老帥看了顧大人一眼,顧大人很識相一鞠躬,馬上躡手躡腳的走了出去。等到顧大人關好了房門,老帥長嘆一聲:“不瞞法師,我家的十二姨太是個騷娘們兒,媽的進了家門就不老實,專和副官們狗扯羊皮,還總和我吵。我前幾個月一生氣,讓人把她給埋了。”
無心面無表情:“怎麼埋的?”
老帥理直氣壯的答道:“用棉被一裹,再拿繩子一捆,在花園裡刨個坑就埋了。”
無心緩緩的點頭:“哦……活埋。”
老帥跟着點頭:“對,是活埋。我年紀大了,脾氣也好了,一般不愛動刀動槍。”
無心徹底閉了眼睛,心想和老帥一比,顧大人都是心慈面軟的好人了。
“今天時辰不對。”他語氣飄然的告訴老帥:“明晚我來試上一試。十二姨太的煞氣很重,是否能夠斬草除根,貧僧也不能夠肯定。不過既然貧僧和顧玄武有緣,顧玄武又對老帥百般崇拜,所以貧僧必定勉力一試。”
老帥罵道:“好個臭婆娘,做了鬼還要和我搗亂。法師,明晚就明晚,如果真能剷除了臭娘們兒,您說怎麼樣,我就怎麼樣!”
無心站了起來,不再說話,只是微微一笑,又向老帥伸出了一隻手。老帥福至心靈,立刻就把斗篷展開,親自給他披上了。

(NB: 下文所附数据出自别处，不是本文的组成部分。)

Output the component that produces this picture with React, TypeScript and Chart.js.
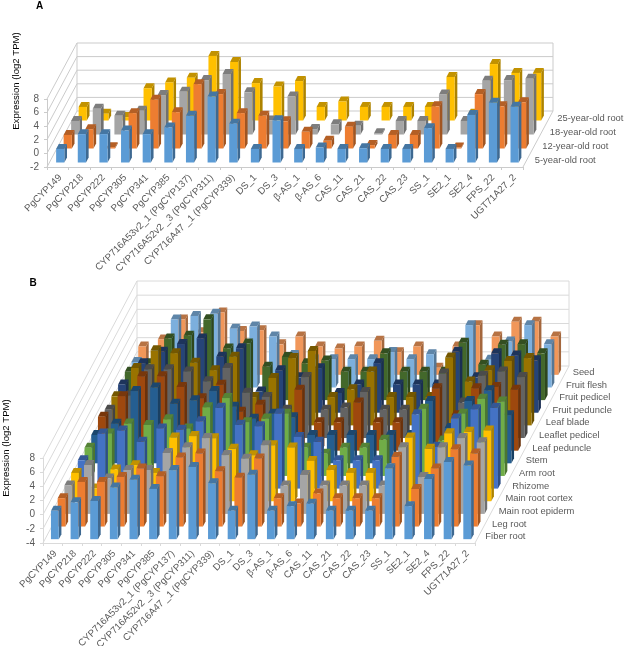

無心帶着顧大人坐上了帥府汽車,一路趕回家裡。路上兩人都不說話,及至在衚衕口下汽車了,顧大人才發問道:“咱們怎麼回來了?難得老帥高看你,你就應該留在帥府不走。”
無心戴上斗篷風帽,大踏步的往家裡走:“你懂個屁!我留在帥府不走,月牙怎麼辦?再說我赤手空拳就能捉到鬼了?我不得做點準備嗎?”
兩人且說且走,敲開院門回到了家中。月牙很高興:“喲,回來的還挺早!”
無心凍透了,一馬當先的衝進了西廂房。在月牙的幫助下脫了斗篷,他對着牀上一甩袖子,很快樂的笑道:“嘿嘿,月牙吃糖!”